The Bears actually signed him last off-season, and then made the mistake of cutting him during final cuts, and going young at inside linebacker. Again, Thompson then could have unquestionably improved the Packers by bringing Foster in on the cheap at that time. But his radar is on college players, as seen on TV.
Perhaps, another bargain can be had now as the Redskins have other guys they like at the position, who were originally the starters before they got hurt. But perhaps, it might be a year too late.

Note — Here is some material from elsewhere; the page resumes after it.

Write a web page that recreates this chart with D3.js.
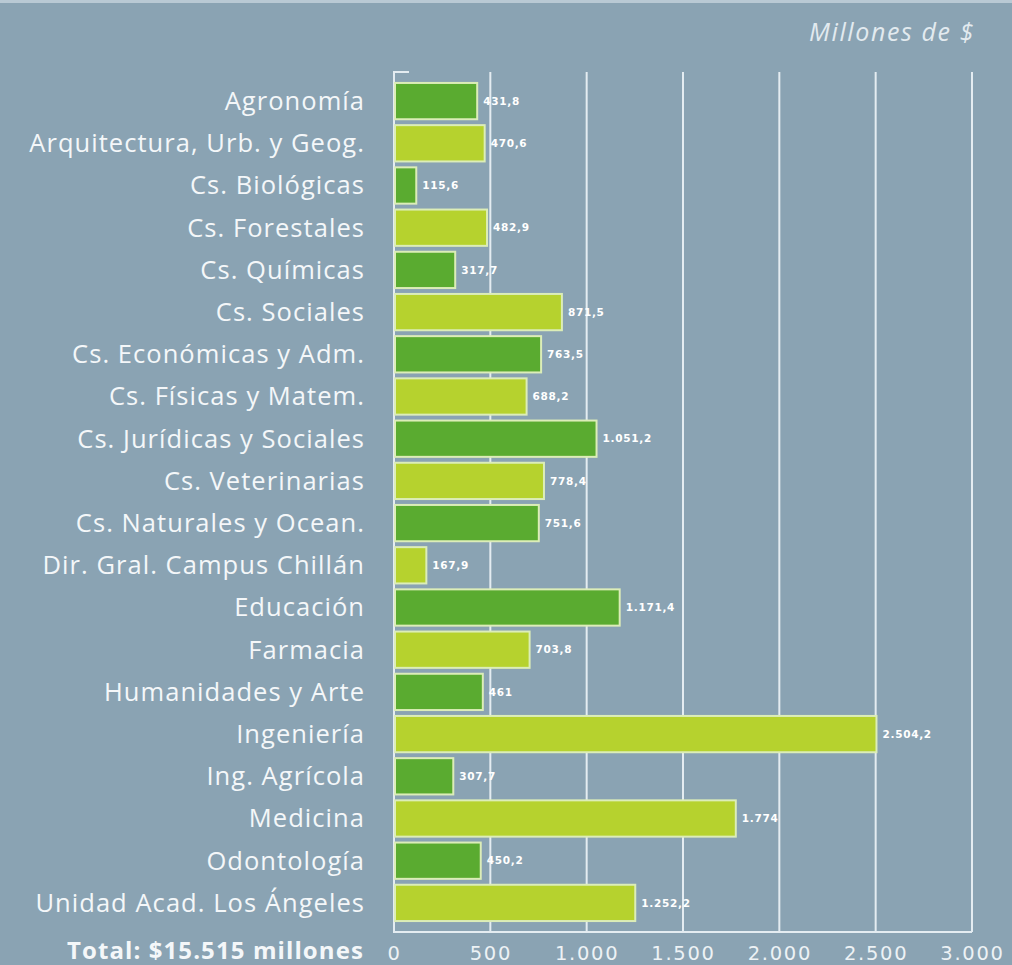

The bottom line is this: Thompson would be smart to take a few pages out of the Patriots and Seahawks playbook, and fill some holes and add some talent once Free Agency gets here in early March, and stop putting all of his eggs in the one basket: The Draft and undrafted rookies.
If I was running the Packers right now, I would work hard to add these three players, who won’t break the bank. If that is able to happen, the draft would truly offer an opportunity to draft the BPA (Best Player Available) and not have any glaring holes to fill.
If the BPA is an OT, take him. If he’s an ILB, or an OLB, take him. If he’s a DE or a DT, take him. If he’s a TE, that depends on how long Green is signed for, but I’ve looked at all the tight ends in this draft, and none are as good as Green is, and we have no NFL film on them as we do on Green. We already saw Green easily beat our best LB for a pitch and catch touchdown.
Now, back to the beginning of this article? Proceed with Caution. Ted Thompson is still the GM, and he’s busy scouting and measuring and observing college guys.